- Reign: 1668–??
- Predecessor: Ramchandra Basu
- Born: Madhabpasha Palace, Chandradwip, Bengal
- Died: Pipilita, Chandradwip, Bengal (present-day Jhalakathi District, Bangladesh)
- Issue: Mahmud Hasan Taqi
- Religion: Hinduism (initially) Sunni Islam

= Kirtinarayan Basu =

Kirtinarayan Basu (কীর্তিনারায়ণ বসু; r. 1668), also spelt Kirti Narayan Basu, was the eleventh raja of medieval Chandradwip, a zamindari which covered much of the Barisal Division of present-day Bangladesh.

==Background==
Kirtinarayan Basu was born in the 17th-century to an aristocratic Bengali Kulin Kayastha Basu family in the Madhabpasha Palace of Chandradwip, which had become a feudal territory of the Mughal Empire following the defeat of his father, Ramchandra Basu, against the forces of Islam Khan I in 1611. His mother, Vimala, was the first wife of Ramchandra Basu and the daughter of Raja Pratapaditya of Jessore.

==Reign==
Kirtinarayan became the Raja of Chandradwip following the death of his father, Ramchandra.
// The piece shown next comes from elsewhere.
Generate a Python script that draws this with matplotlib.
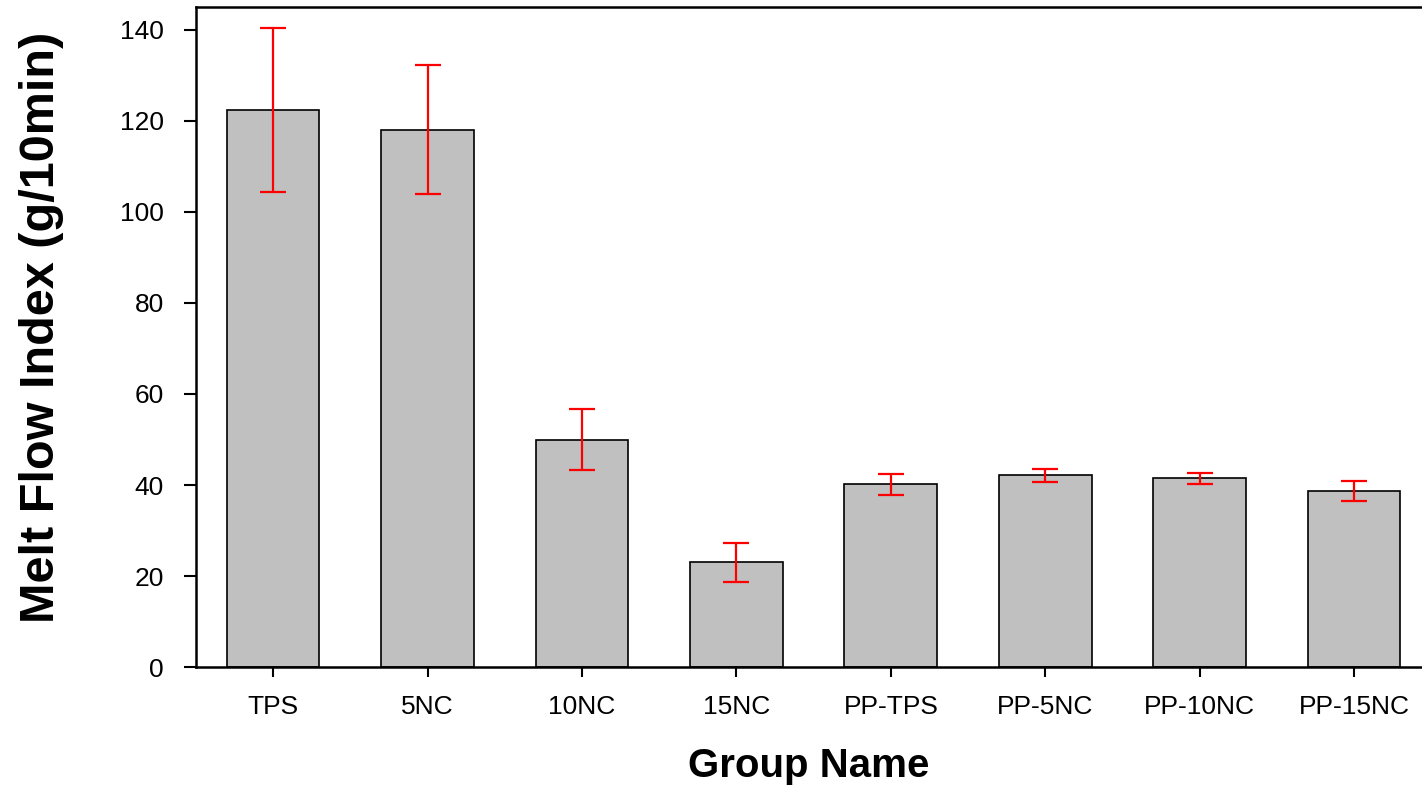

Shortly after his accession, Chandradwip's Portuguese military commander, João Geri, launched a rebellion with 10,000 soldiers. Kirtinarayan rallied the supporting remnants of the army and a three-day battle occurred between the two forces in Ballabhpur. Many of Chandradwip's Portuguese soldiers were killed and Geri subsequently fled the Bakla region.

As a result of Portuguese betrayal, Kirtinarayan reorganised the Chandradwip army and supported the Mughal governor Shaista Khan in his campaign to subdue Portuguese and Magh (Arakanese) pirates in the Bay of Bengal. To protect Chandradwip from Magh-Portuguese attacks, Kirtinarayan constructed several forts in his territory. A fort was constructed in the village of Jagua (east of the Kalijira river) and the Raipur fort (west of the Kalijira) that was constructed by his father was repaired. He constructed a moat in Koterdon where he stationed troops, and also constructed some new forts in Shahbazpur.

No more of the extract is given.